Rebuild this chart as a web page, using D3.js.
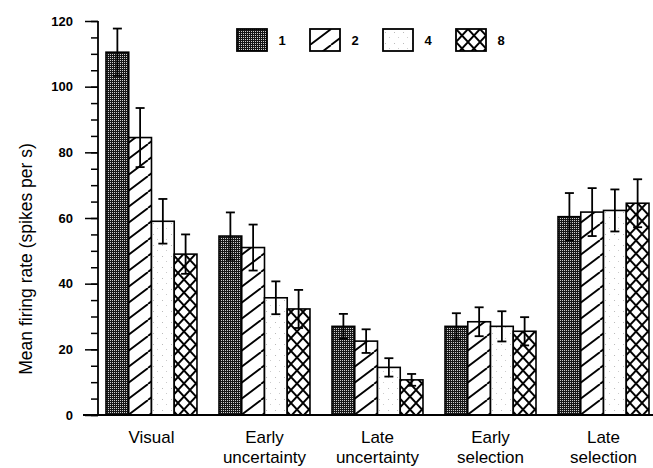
<!DOCTYPE html>
<html>
<head>
<meta charset="utf-8">
<script src="https://cdn.jsdelivr.net/npm/d3@7"></script>
<style>
  html, body { margin: 0; padding: 0; background: #fff; }
  svg { display: block; font-family: "Liberation Sans", Arial, sans-serif; }
</style>
</head>
<body>
<div id="chart"></div>
<script>
// chart data
const categories = ["Visual", "Early uncertainty", "Late uncertainty", "Early selection", "Late selection"];
const seriesNames = ["1", "2", "4", "8"];
// mean firing rate per category, one value per series
const means = [
  [110.5, 84.5, 59.0, 49.0],
  [54.5, 51.0, 35.7, 32.3],
  [27.0, 22.5, 14.5, 10.7],
  [27.0, 28.4, 27.0, 25.5],
  [60.4, 61.8, 62.3, 64.5]
];
// error bar half-lengths
const errors = [
  [7.2, 9.0, 6.8, 6.0],
  [7.2, 7.0, 5.0, 5.8],
  [3.8, 3.6, 2.8, 1.8],
  [4.0, 4.4, 4.6, 4.3],
  [7.2, 7.3, 6.4, 7.3]
];
const yTicks = [0, 20, 40, 60, 80, 100, 120];

const width = 653, height = 468;
const svg = d3.select("#chart").append("svg")
  .attr("width", width)
  .attr("height", height);

// fill patterns
const defs = svg.append("defs");

const stip = defs.append("pattern").attr("id", "pat-1")
  .attr("patternUnits", "userSpaceOnUse").attr("width", 2).attr("height", 2);
stip.append("rect").attr("width", 2).attr("height", 2).attr("fill", "#161616");
stip.append("rect").attr("x", 0).attr("y", 0).attr("width", 1).attr("height", 1).attr("fill", "#d0d0d0");

const hatch = defs.append("pattern").attr("id", "pat-2")
  .attr("patternUnits", "userSpaceOnUse").attr("width", 21).attr("height", 16);
hatch.append("rect").attr("width", 21).attr("height", 16).attr("fill", "#fff");
hatch.append("path")
  .attr("d", "M-21,16 L0,0 M0,16 L21,0 M21,16 L42,0")
  .attr("stroke", "#000").attr("stroke-width", 1.8);

const dots = defs.append("pattern").attr("id", "pat-4")
  .attr("patternUnits", "userSpaceOnUse").attr("width", 9).attr("height", 11);
dots.append("rect").attr("width", 9).attr("height", 11).attr("fill", "#fff");
dots.append("rect").attr("x", 2).attr("y", 3).attr("width", 1).attr("height", 1).attr("fill", "#bbb");
dots.append("rect").attr("x", 6).attr("y", 8).attr("width", 1).attr("height", 1).attr("fill", "#ccc");

const cross = defs.append("pattern").attr("id", "pat-8")
  .attr("patternUnits", "userSpaceOnUse").attr("width", 12).attr("height", 13);
cross.append("rect").attr("width", 12).attr("height", 13).attr("fill", "#fff");
cross.append("path")
  .attr("d", "M0,0 L12,13 M0,13 L12,0")
  .attr("stroke", "#000").attr("stroke-width", 1.9);

const fills = d3.scaleOrdinal().domain(seriesNames)
  .range(["url(#pat-1)", "url(#pat-2)", "url(#pat-4)", "url(#pat-8)"]);

// scales
const axisX = 98;
const y = d3.scaleLinear().domain([0, 120]).range([415, 21]);
const x0 = d3.scaleBand().domain(categories).range([106, 649]).paddingInner(0.195).paddingOuter(0);
const x1 = d3.scaleBand().domain(seriesNames).range([0, x0.bandwidth()]);

// bars
const groups = svg.append("g").selectAll("g")
  .data(categories)
  .join("g")
  .attr("transform", d => `translate(${x0(d)},0)`);

groups.selectAll("rect")
  .data((c, i) => seriesNames.map((s, j) => ({ s, v: means[i][j], e: errors[i][j] })))
  .join("rect")
  .attr("x", d => x1(d.s))
  .attr("y", d => y(d.v))
  .attr("width", x1.bandwidth())
  .attr("height", d => y(0) - y(d.v))
  .attr("fill", d => fills(d.s))
  .attr("stroke", "#000")
  .attr("stroke-width", 1.6);

// error bars
const capW = 4.5;
const eb = groups.selectAll("g.err")
  .data((c, i) => seriesNames.map((s, j) => ({ s, v: means[i][j], e: errors[i][j] })))
  .join("g")
  .attr("class", "err")
  .attr("transform", d => `translate(${x1(d.s) + x1.bandwidth() / 2},0)`)
  .attr("stroke", "#000")
  .attr("stroke-width", 1.8);
eb.append("line").attr("y1", d => y(d.v + d.e)).attr("y2", d => y(d.v - d.e));
eb.append("line").attr("x1", -capW).attr("x2", capW).attr("y1", d => y(d.v + d.e)).attr("y2", d => y(d.v + d.e));
eb.append("line").attr("x1", -capW).attr("x2", capW).attr("y1", d => y(d.v - d.e)).attr("y2", d => y(d.v - d.e));

// y axis: minor ticks every 5, major every 20
const minorAxis = svg.append("g")
  .attr("transform", `translate(${axisX},0)`)
  .call(d3.axisLeft(y).tickValues(d3.range(0, 121, 5)).tickSize(7).tickFormat(""));
minorAxis.select(".domain").remove();

const majorAxis = svg.append("g")
  .attr("transform", `translate(${axisX},0)`)
  .call(d3.axisLeft(y).tickValues(yTicks).tickSize(13).tickPadding(12));
majorAxis.select(".domain").remove();
majorAxis.selectAll("text")
  .attr("font-family", "'Liberation Sans', Arial, sans-serif")
  .attr("font-size", 13)
  .attr("font-weight", "bold")
  .attr("fill", "#000");
svg.selectAll(".tick line").attr("stroke", "#000").attr("stroke-width", 1.5);

svg.append("line")
  .attr("x1", axisX).attr("x2", axisX)
  .attr("y1", y(120)).attr("y2", y(0))
  .attr("stroke", "#000").attr("stroke-width", 1.8);
svg.append("line")
  .attr("x1", 83).attr("x2", width)
  .attr("y1", y(0)).attr("y2", y(0))
  .attr("stroke", "#000").attr("stroke-width", 1.8);

// y axis title
svg.append("text")
  .attr("transform", `translate(32,${(y(0) + 97) / 2 + 3}) rotate(-90)`)
  .attr("text-anchor", "middle")
  .attr("font-size", 17.5)
  .attr("fill", "#000")
  .text("Mean firing rate (spikes per s)");

// category labels (two lines where needed)
const labels = svg.append("g").selectAll("text")
  .data(categories)
  .join("text")
  .attr("x", d => x0(d) + x0.bandwidth() / 2)
  .attr("y", 443)
  .attr("text-anchor", "middle")
  .attr("font-size", 17)
  .attr("fill", "#000");
labels.each(function (d) {
  const words = d.split(" ");
  const t = d3.select(this);
  const cx = t.attr("x");
  words.forEach((w, k) => {
    t.append("tspan").attr("x", cx).attr("dy", k === 0 ? 0 : 20).text(w);
  });
});

// legend
const legend = svg.append("g").selectAll("g")
  .data(seriesNames)
  .join("g")
  .attr("transform", (d, i) => `translate(${237 + i * 73},29)`);
legend.append("rect")
  .attr("width", 30).attr("height", 22)
  .attr("fill", d => fills(d))
  .attr("stroke", "#000").attr("stroke-width", 1.8);
legend.append("text")
  .attr("x", 45).attr("y", 16)
  .attr("text-anchor", "middle")
  .attr("font-size", 13)
  .attr("font-weight", "bold")
  .attr("fill", "#000")
  .text(d => d);
</script>
</body>
</html>
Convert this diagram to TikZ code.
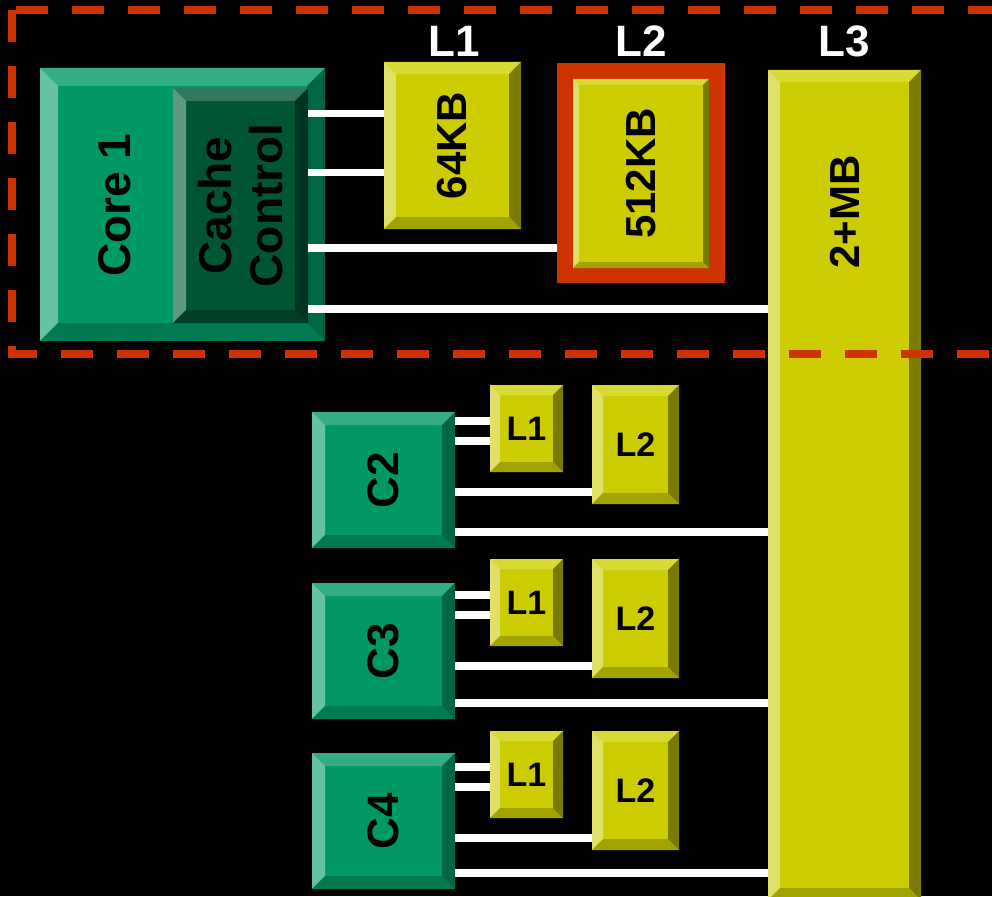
\documentclass[tikz,border=0pt]{standalone}
\usepackage{fontspec}
\setmainfont{Liberation Sans}
\usepackage{graphicx}

\definecolor{frame}{RGB}{204,51,0}
\definecolor{g}{RGB}{0,153,102}
\definecolor{gtop}{RGB}{51,173,133}
\definecolor{gleft}{RGB}{102,194,163}
\definecolor{gbot}{RGB}{0,122,82}
\definecolor{gright}{RGB}{0,102,68}
\definecolor{d}{RGB}{0,85,51}
\definecolor{dtop}{RGB}{53,118,95}
\definecolor{dleft}{RGB}{96,153,131}
\definecolor{dbot}{RGB}{0,62,38}
\definecolor{dright}{RGB}{0,51,33}
\definecolor{yel}{RGB}{204,204,0}
\definecolor{yeltop}{RGB}{217,217,51}
\definecolor{yelleft}{RGB}{224,224,102}
\definecolor{yelbot}{RGB}{163,163,0}
\definecolor{yelright}{RGB}{122,122,0}

% node, bevel width, colour prefix
\newcommand\bevel[3]{%
  \fill [#3top] (#1.north west) -- (#1.north east)
    -- ([shift={(-#2,#2)}]#1.north east) -- ([shift={(#2,#2)}]#1.north west) -- cycle;
  \fill [#3left] (#1.north west) -- ([shift={(#2,#2)}]#1.north west)
    -- ([shift={(#2,-#2)}]#1.south west) -- (#1.south west) -- cycle;
  \fill [#3bot] (#1.south west) -- ([shift={(#2,-#2)}]#1.south west)
    -- ([shift={(-#2,-#2)}]#1.south east) -- (#1.south east) -- cycle;
  \fill [#3right] (#1.north east) -- ([shift={(-#2,#2)}]#1.north east)
    -- ([shift={(-#2,-#2)}]#1.south east) -- (#1.south east) -- cycle;
}

\begin{document}
\begin{tikzpicture}[
    x=1pt, y=-1pt,
    box/.style={anchor=north west, inner sep=0pt, outer sep=0pt},
    corebox/.style={box, fill=g},
    cachebox/.style={box, fill=d},
    yelbox/.style={box, fill=yel},
    bigtext/.style={font=\bfseries\fontsize{46}{51}\selectfont, inner sep=0pt},
    midtext/.style={font=\bfseries\fontsize{42}{42}\selectfont},
    smalltext/.style={font=\bfseries\fontsize{34}{34}\selectfont},
    toplabel/.style={text=white, anchor=base, font=\bfseries\fontsize{44}{44}\selectfont},
    bus/.style={draw=white, line width=7.5},
    dashframe/.style={draw=frame, line width=8, dash pattern=on 32pt off 24pt, line join=miter}]
  \fill [black] (0,0) rectangle (992,896);
  \useasboundingbox (0,0) rectangle (992,896);

  \node [corebox, minimum width=285, minimum height=273] (core1) at (40,68) {};
  \bevel{core1}{18}{g}
  \node [cachebox, minimum width=135, minimum height=235] (cache) at (173,88) {};
  \bevel{cache}{13}{d}
  \node [bigtext, rotate=90] (core1txt) at (115,205) {Core 1};
  \node [bigtext, rotate=90, align=center] (cachetxt) at (cache.center) {Cache\\Control};

  \node [yelbox, midtext, minimum width=137, minimum height=167] (l1big) at (384,62)
    {\rotatebox{90}{64KB}};
  \bevel{l1big}{12}{yel}
  \node [box, fill=frame, minimum width=168, minimum height=220] (l2frame) at (557,63) {};
  \node [yelbox, midtext, minimum width=136, minimum height=189] (l2big) at (573,79)
    {\rotatebox{90}{512KB}};
  \bevel{l2big}{6}{yel}
  \node [yelbox, minimum width=153, minimum height=830] (l3) at (768,70) {};
  \bevel{l3}{12}{yel}
  \node [midtext, rotate=90] (l3txt) at (844.5,212) {2+MB};

  \node [toplabel] (l1lbl) at (454,57) {L1};
  \node [toplabel] (l2lbl) at (l2frame.north |- 0,57) {L2};
  \node [toplabel] (l3lbl) at (l3.north |- 0,57) {L3};

  \draw [bus] (cache.east |- 0,113.5) -- (l1big.west |- 0,113.5);
  \draw [bus] (cache.east |- 0,172.5) -- (l1big.west |- 0,172.5);
  \draw [bus] (cache.east |- 0,248) -- (l2frame.west |- 0,248);
  \draw [bus] (cache.east |- 0,309) -- (l3.west |- 0,309);

  \foreach \n/\t/\c in {2/385/412, 3/559/583, 4/731/753}{
    \node [corebox, font=\bfseries\fontsize{44}{44}\selectfont,
      minimum width=143, minimum height=136] (c\n) at (312,\c) {\rotatebox{90}{C\n}};
    \bevel{c\n}{13}{g}
    \node [yelbox, smalltext, minimum width=73, minimum height=87] (l1c\n) at (490,\t) {L1};
    \bevel{l1c\n}{10}{yel}
    \node [yelbox, smalltext, minimum width=87, minimum height=119] (l2c\n) at (592,\t) {L2};
    \bevel{l2c\n}{11}{yel}
    \draw [bus] (c\n.east |- 0,\t+36) -- (l1c\n.west |- 0,\t+36);
    \draw [bus] (c\n.east |- 0,\t+56) -- (l1c\n.west |- 0,\t+56);
    \draw [bus] (c\n.east |- 0,\t+107) -- (l2c\n.west |- 0,\t+107);
    \draw [bus] (c\n.east |- 0,\c+120) -- (l3.west |- 0,\c+120);
  }

%  \draw [dashframe] (12,10) rectangle (1000,353.5);
  \draw [dashframe] (12,10) -- (12,353.5) -- (1000,353.5);
  \draw [dashframe] (16,10.5) -- (1000,10.5);
\end{tikzpicture}
\end{document}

────────────────────

What is being asked - Report all lines of the data above that include the string "chart".

Task answer -
Rebuild this chart as a web page, using D3.js.
<div id="chart"></div>
// chart data
const svg = d3.select("#chart").append("svg")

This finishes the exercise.